■ WHAT IS BEING ASKED ■
Every line containing the word "image" needs to be found and copied.

■ SOURCE DATA ■
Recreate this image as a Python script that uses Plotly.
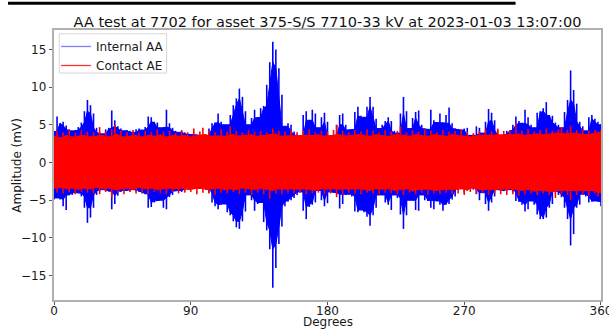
import plotly.graph_objects as go

# sampling grid (degrees) for envelope readings
degrees = list(range(0, 361, 2))

# Internal AA (blue) envelope, mV
internal_upper = [
    4.1, 6.1, 5.2, 5.4, 4.9, 4.4, 4.2, 4.3, 4.7, 5.3,
    6.8, 8.3, 7.6, 6.5, 4.6, 4.0, 3.8, 4.4, 4.6, 6.9,
    5.6, 4.8, 4.5, 4.2, 4.3, 4.2, 4.0, 4.4, 4.5, 4.3,
    4.7, 6.1, 6.0, 5.4, 5.3, 4.6, 4.7, 7.0, 5.2, 4.6,
    4.2, 4.0, 4.2, 4.0, 3.8, 3.7, 3.8, 3.7, 3.6, 3.5,
    3.6, 4.5, 5.2, 5.3, 6.5, 5.4, 5.0, 5.0, 6.3, 7.6,
    8.5, 9.8, 8.7, 6.8, 5.0, 5.9, 7.0, 6.0, 7.2, 7.5,
    10.3, 13.3, 16.0, 15.0, 12.5, 9.0, 4.8, 5.2, 5.0, 4.1,
    3.7, 3.5, 6.3, 6.8, 5.6, 7.0, 6.5, 4.6, 6.0, 6.6,
    5.4, 3.5, 3.4, 5.0, 6.3, 6.5, 5.0, 4.3, 4.4, 6.7,
    7.4, 6.2, 6.0, 7.4, 8.7, 7.4, 5.8, 4.5, 5.0, 5.5,
    6.0, 5.5, 4.2, 3.9, 6.5, 8.7, 6.8, 4.5, 5.9, 6.7,
    6.9, 5.0, 4.5, 4.4, 7.0, 5.6, 5.3, 6.5, 5.3, 6.3,
    7.3, 5.2, 4.5, 4.4, 4.3, 4.5, 4.6, 3.6, 3.6, 4.8,
    4.6, 3.9, 5.4, 7.1, 6.6, 5.6, 4.3, 3.6, 3.8, 4.2,
    4.3, 5.0, 6.1, 5.5, 5.2, 7.0, 6.0, 5.0, 4.6, 6.6,
    6.8, 7.2, 8.0, 6.3, 6.2, 5.3, 5.0, 4.6, 6.7, 8.3,
    12.2, 9.6, 7.8, 5.4, 4.8, 4.2, 6.0, 6.3, 5.8, 5.4,
    5.0,
]
internal_lower = [
    -4.9, -4.7, -4.9, -5.8, -6.3, -4.3, -4.3, -4.0, -4.1, -4.5,
    -6.0, -8.0, -7.3, -6.0, -4.3, -3.8, -3.6, -3.8, -3.8, -6.2,
    -5.5, -4.4, -3.9, -3.7, -3.7, -3.8, -3.6, -3.8, -3.9, -4.1,
    -4.2, -6.0, -5.9, -5.3, -5.1, -5.0, -6.0, -6.2, -4.6, -4.3,
    -3.8, -3.7, -3.9, -3.8, -3.5, -3.4, -3.5, -3.4, -3.5, -3.4,
    -3.5, -4.0, -5.3, -5.8, -6.2, -5.6, -5.5, -6.6, -7.0, -7.8,
    -8.6, -8.8, -7.8, -6.5, -4.3, -5.0, -6.4, -5.5, -5.3, -7.9,
    -9.0, -11.5, -16.6, -14.0, -10.8, -8.5, -5.8, -5.2, -5.0, -4.7,
    -4.3, -3.9, -6.4, -7.5, -5.9, -5.6, -5.3, -3.7, -5.0, -5.8,
    -5.4, -3.9, -4.0, -4.2, -6.1, -5.5, -4.3, -4.2, -4.5, -6.5,
    -6.6, -6.3, -6.6, -7.2, -8.4, -7.0, -6.0, -4.3, -4.3, -5.3,
    -5.6, -6.3, -4.3, -4.7, -6.9, -8.8, -7.0, -5.0, -5.0, -6.3,
    -6.4, -4.3, -5.0, -5.1, -6.0, -6.2, -5.1, -5.6, -6.4, -5.6,
    -5.5, -4.9, -4.5, -3.6, -3.4, -4.0, -3.2, -3.2, -3.6, -4.2,
    -5.0, -4.0, -5.5, -6.4, -5.3, -4.5, -3.6, -3.7, -3.8, -3.7,
    -3.6, -3.9, -5.1, -5.2, -5.6, -6.5, -6.2, -5.1, -5.6, -6.9,
    -7.5, -7.5, -7.3, -6.0, -5.5, -3.8, -4.3, -4.6, -6.0, -7.5,
    -11.0, -9.5, -6.0, -5.6, -4.2, -4.5, -5.3, -5.2, -5.1, -5.2,
    -5.8,
]

# Contact AE (red) envelope, mV
contact_upper = [
    3.5, 4.2, 3.3, 4.0, 3.6, 4.4, 3.4, 3.9, 3.5, 4.3,
    3.6, 4.1, 3.4, 4.0, 3.5, 4.7, 3.6, 4.1, 3.4, 4.4,
    5.0, 3.7, 4.2, 3.4, 4.0, 3.5, 4.3, 3.6, 3.9, 3.4,
    4.2, 3.6, 4.0, 3.5, 4.4, 3.7, 4.1, 3.4, 4.2, 3.6,
    3.9, 3.5, 4.3, 3.6, 4.0, 3.4, 4.5, 3.6, 4.1, 4.6,
    3.7, 4.2, 3.5, 4.0, 3.6, 4.4, 3.5, 4.1, 4.8, 3.7,
    4.2, 3.5, 4.0, 3.6, 4.3, 3.7, 4.1, 3.5, 4.2, 3.6,
    4.0, 3.7, 4.5, 3.8, 4.2, 3.5, 4.1, 3.6, 4.3, 3.5,
    4.0, 3.6, 4.2, 3.5, 4.4, 3.6, 4.0, 3.7, 4.2, 3.5,
    4.1, 3.6, 4.3, 5.0, 3.7, 4.2, 3.5, 4.0, 3.6, 4.3,
    3.7, 4.1, 3.6, 4.4, 3.5, 4.2, 3.7, 4.0, 3.6, 4.3,
    3.5, 4.1, 3.7, 4.2, 4.8, 3.6, 4.0, 3.5, 4.3, 3.7,
    4.1, 3.6, 4.4, 3.5, 4.2, 3.7, 4.0, 3.6, 4.3, 3.5,
    4.1, 3.7, 4.2, 3.6, 4.4, 3.5, 4.0, 3.4, 3.9, 3.6,
    4.2, 3.6, 4.4, 3.7, 4.1, 3.6, 4.5, 3.7, 4.2, 3.6,
    4.3, 3.7, 5.2, 3.8, 4.2, 3.6, 4.4, 3.7, 4.1, 3.8,
    4.3, 3.7, 4.5, 3.8, 4.2, 3.9, 4.4, 4.7, 3.8, 4.3,
    4.9, 3.9, 4.3, 3.8, 4.4, 3.7, 4.2, 3.8, 4.3, 4.0,
    4.3,
]
contact_lower = [
    -3.4, -4.0, -3.3, -4.1, -3.5, -3.9, -3.4, -4.2, -3.6, -3.9,
    -3.4, -4.0, -3.5, -4.1, -3.3, -4.2, -3.5, -3.9, -3.4, -4.6,
    -3.6, -4.0, -3.5, -4.2, -3.4, -3.9, -3.6, -4.1, -3.3, -4.0,
    -3.5, -4.2, -3.4, -3.9, -3.6, -4.1, -3.5, -4.2, -3.4, -3.9,
    -3.5, -4.1, -3.4, -4.0, -3.6, -3.9, -3.5, -4.2, -3.4, -4.0,
    -3.6, -4.1, -3.5, -4.3, -3.4, -4.0, -3.6, -4.1, -3.5, -3.9,
    -3.6, -4.2, -3.4, -4.0, -3.5, -4.3, -3.6, -4.0, -3.4, -4.2,
    -3.6, -4.8, -3.7, -4.1, -3.5, -4.2, -3.6, -4.0, -3.5, -4.1,
    -3.6, -4.0, -3.5, -4.2, -3.6, -4.1, -3.7, -4.0, -3.5, -4.2,
    -3.6, -4.1, -3.5, -4.6, -3.6, -4.2, -3.5, -4.0, -3.6, -4.1,
    -3.5, -4.2, -3.6, -4.0, -3.7, -4.1, -3.5, -4.2, -3.6, -4.0,
    -3.5, -4.1, -3.7, -4.2, -3.6, -4.3, -3.5, -4.0, -3.8, -4.2,
    -3.6, -4.0, -3.5, -4.3, -3.6, -4.1, -3.7, -4.2, -3.6, -4.0,
    -3.5, -4.2, -3.6, -4.1, -3.5, -4.3, -3.7, -3.9, -3.4, -4.1,
    -3.6, -4.0, -3.5, -4.3, -3.6, -4.1, -3.5, -4.2, -3.6, -4.3,
    -3.5, -4.2, -3.6, -4.4, -3.7, -4.2, -3.6, -4.1, -3.8, -4.3,
    -3.7, -4.1, -3.8, -4.3, -3.9, -4.7, -3.7, -4.2, -3.8, -4.3,
    -5.0, -3.8, -4.3, -3.7, -4.2, -3.8, -4.4, -3.7, -4.1, -4.5,
    -4.0,
]

x_ticks = [0, 90, 180, 270, 360]
y_ticks = [-15, -10, -5, 0, 5, 10, 15]
title_text = "AA test at 7702 for asset 375-S/S 7710-33 kV at 2023-01-03 13:07:00"
x_label = "Degrees"
y_label = "Amplitude (mV)"

for arr in (internal_upper, internal_lower, contact_upper, contact_lower):
    assert len(arr) == len(degrees), len(arr)

FONT = "DejaVu Sans"
# plot area in pixels (matches the reference frame)
L, R, T, B = 54.0, 601.5, 29.5, 300.5
W, H = 609, 329


def px_x(p):
    return (p - L) / (R - L)


def px_y(p):
    return (B - p) / (B - T)


def signal_traces(upper, lower, color):
    n = len(upper)
    # solid core: the level the dense signal reaches at every neighbouring sample
    core_u = [min(upper[max(i - 1, 0)], upper[i], upper[min(i + 1, n - 1)]) for i in range(n)]
    core_l = [max(lower[max(i - 1, 0)], lower[i], lower[min(i + 1, n - 1)]) for i in range(n)]
    core = go.Scatter(x=degrees + degrees[::-1], y=core_u + core_l[::-1],
                      mode="lines", fill="toself", fillcolor=color,
                      line=dict(color=color, width=1), hoverinfo="skip", showlegend=False)
    # individual swings reaching the full envelope at each sample
    xs, ys = [], []
    for d, u, l in zip(degrees, upper, lower):
        xs += [d, d, None]
        ys += [l, u, None]
    spikes = go.Scatter(x=xs, y=ys, mode="lines", line=dict(color=color, width=1.6),
                        hoverinfo="skip", showlegend=False)
    return [core, spikes]


fig = go.Figure()
for tr in signal_traces(internal_upper, internal_lower, "rgb(0,0,255)"):
    fig.add_trace(tr)
for tr in signal_traces(contact_upper, contact_lower, "rgb(255,0,0)"):
    fig.add_trace(tr)
# legend entries
fig.add_trace(go.Scatter(x=[None], y=[None], mode="lines", name="Internal AA",
                         line=dict(color="rgba(0,0,255,0.5)", width=1.3)))
fig.add_trace(go.Scatter(x=[None], y=[None], mode="lines", name="Contact AE",
                         line=dict(color="rgba(255,0,0,0.8)", width=1.3)))

axis_common = dict(showgrid=False, zeroline=False, showline=True, linecolor="#b0b0b0",
                   linewidth=1.5, mirror=True, ticks="outside", ticklen=3.5,
                   tickcolor="#555", tickwidth=1, automargin=False,
                   ticklabeloverflow="allow",
                   tickfont=dict(family=FONT, size=12, color="#1a1a1a"))

fig.update_layout(
    width=W, height=H,
    margin=dict(l=L, r=W - R, t=T, b=H - B, autoexpand=False),
    paper_bgcolor="white", plot_bgcolor="white",
    font=dict(family=FONT, size=12, color="#1a1a1a"),
    title=dict(text=title_text, x=0.5, xref="paper", xanchor="center",
               y=1 - 21.5 / H, yanchor="middle", automargin=False,
               font=dict(family=FONT, size=14.5, color="#111")),
    showlegend=True,
    legend=dict(x=px_x(56), y=px_y(31.5), xanchor="left", yanchor="top",
                bgcolor="rgba(0,0,0,0)", borderwidth=0,
                font=dict(family=FONT, size=12, color="#1a1a1a"),
                tracegroupgap=0, itemwidth=30),
    xaxis=dict(range=[-0.01, 360.01], tickmode="array", tickvals=x_ticks,
               ticktext=[str(t) for t in x_ticks], ticklabelstandoff=-5,
               **axis_common),
    yaxis=dict(range=[-18.23, 17.57], tickmode="array", tickvals=y_ticks,
               ticktext=[str(t).replace("-", "\u2212") for t in y_ticks],
               **axis_common),
)

# legend frame (light box like the reference)
fig.add_shape(type="rect", xref="paper", yref="paper",
              x0=px_x(59.3), x1=px_x(166.7), y0=px_y(72.7), y1=px_y(33.3),
              fillcolor="rgba(255,255,255,0.85)", line=dict(color="#d6d6d6", width=1),
              layer="above")

# axis titles
fig.add_annotation(text=x_label, xref="paper", yref="paper", x=0.5, y=px_y(323),
                   xanchor="center", yanchor="middle", showarrow=False,
                   font=dict(family=FONT, size=12, color="#1a1a1a"))
fig.add_annotation(text=y_label, xref="paper", yref="paper", x=px_x(16.7), y=px_y(165),
                   xanchor="center", yanchor="middle", textangle=-90, showarrow=False,
                   font=dict(family=FONT, size=12, color="#1a1a1a"))

# black bar at the very top of the image
fig.add_shape(type="rect", xref="paper", yref="paper",
              x0=px_x(8), x1=px_x(516), y0=px_y(4.2), y1=px_y(1.2),
              fillcolor="black", line=dict(width=0), layer="above")

fig.write_html("out.html", config={"displayModeBar": False},
               post_script="document.body.style.margin='0';")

■ SOLVED PROBLEM ■
Recreate this image as a Python script that uses Plotly.
# black bar at the very top of the image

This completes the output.